Jueces lucero
Los ciudadanos deben confiar en la ley más que en los jueces. Sin duda alguna, cuando la ley se pone en manos de un juez, y se le otorga independencia para interpretarla, la sociedad asume también un acto de confianza en la dignidad individual. A un ciudadano se le confiere el poder de decidir. Todo un gesto de confianza en el ser humano y en su capacidad de justicia. Uno de nosotros es quien decide.
Aunque, claro está, como ya nos conocemos a nosotros mismos, la razón última de nuestra confianza descansa en la ley y en sus garantías. Las decisiones imprevisibles de un individuo puesto a juzgar pueden ser recurridas en instancias superiores. Y eso es cada vez más de agradecer en la actualidad de la desacreditada justicia española, donde se producen situaciones de difícil comprensión. De acuerdo con sus credos religiosos, sus negocios oscuros o a sus ganas de figurar, hay jueces que llenan de sorpresas las informaciones de los periódicos, las radios, los televisores o las pantallas de ordenador.
Para ser justos con los jueces debemos admitir que buena parte del descrédito de la Justicia no es responsabilidad suya.
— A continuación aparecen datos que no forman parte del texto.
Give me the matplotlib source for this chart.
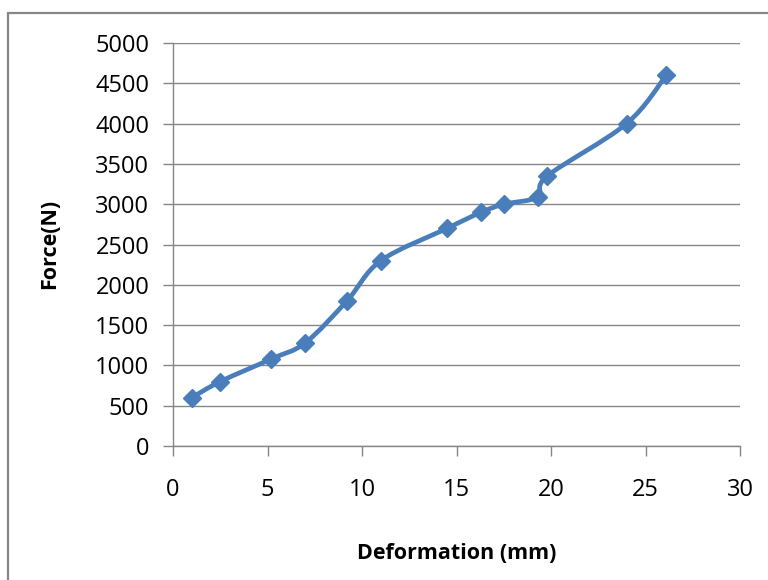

Los partidos mayoritarios se comportan de manera temeraria en este asunto. Nunca se han tomado en serio la reflexión sobre el estado de la Justicia española en sus debates electorales. Tampoco se ha invertido el dinero necesario para dignificar las infraestructuras que sostienen el funcionamiento de los juzgados, muy heridos por años de carencias. Y, por si faltaba algo, los dos partidos mayoritarios han llevado sus tensiones al terreno de la Justicia de una forma descarada, politizando lo que debería vivir en la más pura neutralidad, como metáfora última de la neutralidad de los espacios públicos. Es una verdadera vergüenza que el Tribunal Constitucional, la más alta instancia de la Justicia española, lleve cuatro años paralizado.
Ahora bien, para ser justo con la sociedad, hay que admitir también que los jueces colaboran con demasiada frecuencia en el descrédito de la Justicia. La confianza en el criterio independiente del ser humano entra en crisis ante algunas interpretaciones de la ley. Una minifalda, un proceso de adopción, un tema urbanístico, un diagnóstico profesional o una información periodística pueden convertirse, al calor de un juez, en un espectáculo de consideraciones imprevisibles y torcidas.
La reciente condena al director de la Cadena SER y a su jefe de Informativos por cumplir con su trabajo, es decir, por dar una información veraz y de interés público, es muy grave. No sólo aplica una extrema dureza y una argumentación curiosísima, sino que apunta al corazón de la libertad de expresión en una sociedad democrática. Que todavía haya carencias en la legislación sobre Internet, no justifica de ninguna manera que se pretenda castigar y dar lecciones a dos periodistas por informar en la página web de un medio de comunicación, un formato ya imprescindible en nuestra sociedad. Además de los recursos legales, la protesta profesional debe ser tajante, y no por simple gremialismo, como ha ocurrido en algunas movilizaciones de los jueces, sino porque se trata de defender con toda rotundidad la libertad de opinión.
Se ha hecho popular la expresión jueces estrella para calificar a los profesionales de la toga inclinados a convertirse en noticia por sus procesos y sus sentencias. En una sociedad mediática, estamos condenados a convivir con estas inercias. Pero lo verdaderamente grave es que hay luces y luces, y algunos de esos jueces más que estrellas son luceros, en el amplio sentido de la palabra. Los jueces lucero se atreven con todo, y lo mismo dan una clase de literatura en sus sentencias que parcelan a su gusto el mundo de la libertad y la información en Internet.